You found a house! Your offer’s been accepted! Clear sailing from here on out, right?

Well, maybe, but you should know what comes next.

Earnest Money

As part of your offer you will submit a deposit, called “earnest money” (I did a video on that – check out my YouTube channel if you’re interested.) It’s basically putting some skin into the game so that you have some incentive to adhere to the terms of the contract and perform the duties that you are committed to on the schedule that you’ve agreed to.

You need to meet the deadlines and SO DOES THE SELLER. If you don’t, there is the potential that the seller keeps your earnest money and the house goes back on the market. If they don’t or the contingencies around inspections, appraisals and loans aren’t satisfied, you can break the contract and have your earnest money refunded.

Inspection and Appraisal

Well, as part of the purchase agreement you’ll negotiate some terms, like an inspection, the fact that the your financing depends on the home appraising for the amount you’ve agreed to pay, that you can have your financing approved and ready to go by a certain point in the process.
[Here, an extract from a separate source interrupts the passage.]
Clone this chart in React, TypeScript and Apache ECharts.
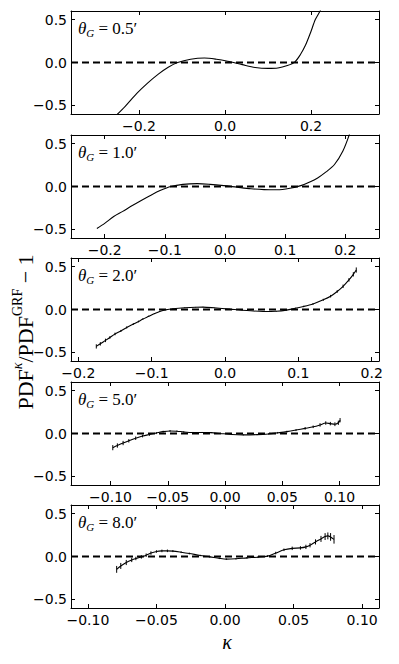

If you decide that you are, or the seller is, willing to fix whatever is discovered in the inspection, or if you can work out a credit to the price to compensate for the issues (and there are ALWAYS some issues!), the process keeps moving – if not, you can ask for a refund of your earnest money and look for something else.

At the same time, the lender is completing your loan approval. You’ll want to be very responsive to your lender as they request documents etc, because missing a funding deadline can either delay closing or put you in breach of your contract enabling the seller to keep your earnest money and sell to someone else.

As a part of obtaining financing the lender will also order an appraisal of the home. The bank wants to know that the collateral on their loan (the home) is worth what they are lending you and they will be able to sell it and recoup their money if you default for some reason.

If the home does not appraise for the amount that you’re borrowing, a few things can happen. You can renegotiate the price downward to make up for the difference, you can come up with the cash to make up the difference, or you can walk away if the financing contingency is not met and specified in the contract.

On the flip side, homes have been known to appraise for MORE than you’ve agreed to – in this case it’s like you’ve been given a prize because it’s effectively instant equity in the home that you didn’t have to wait or pay for. Yay!

Title search

While your lender is working on your loan, you’re having your inspections done and the sellers are making their repairs, the title company is doing a search to make sure that the title is clean and there are no other claims on the home so that you can take possession at closing. When you get to the closing table you will be encouraged to buy title insurance, and that is a very good idea! Should something come up in the future, you’ll be protected.

Walk through…

Now it’s getting real!

The night before or the morning of closing, you will go to the home and take a walk though. You’re looking at the condition of the home to make sure that everything you expect to see there is present and in the right condition, that the home looks the way it should and that when you sign the papers and the home becomes yours that the house is the way it should be.

Closing!

Your lender will let you know to the penny what you need to be prepared to bring to the closing table financially. They will also tell you how that money will be transferred – often it is simply a wire transfer from the bank.

You’ll sign a lot of loan documents that reaffirm the interest rate, dollar amount, how much the loan will cost you over the term, how long the term is, when payments are due etc etc. And, if you are in MN, you will leave with a set of keys to your home because you take possession immediately unless you’ve agreed to another arrangement.

Last thing!

If you will be living in the house, do NOT forget to file for your homestead exemption!! This is a big discount on your property taxes because you’re occupying the house. You’ll get this info at the closing table, but make sure you put it on the top of the pile so that you don’t forget.

And now you own a home! Congratulations!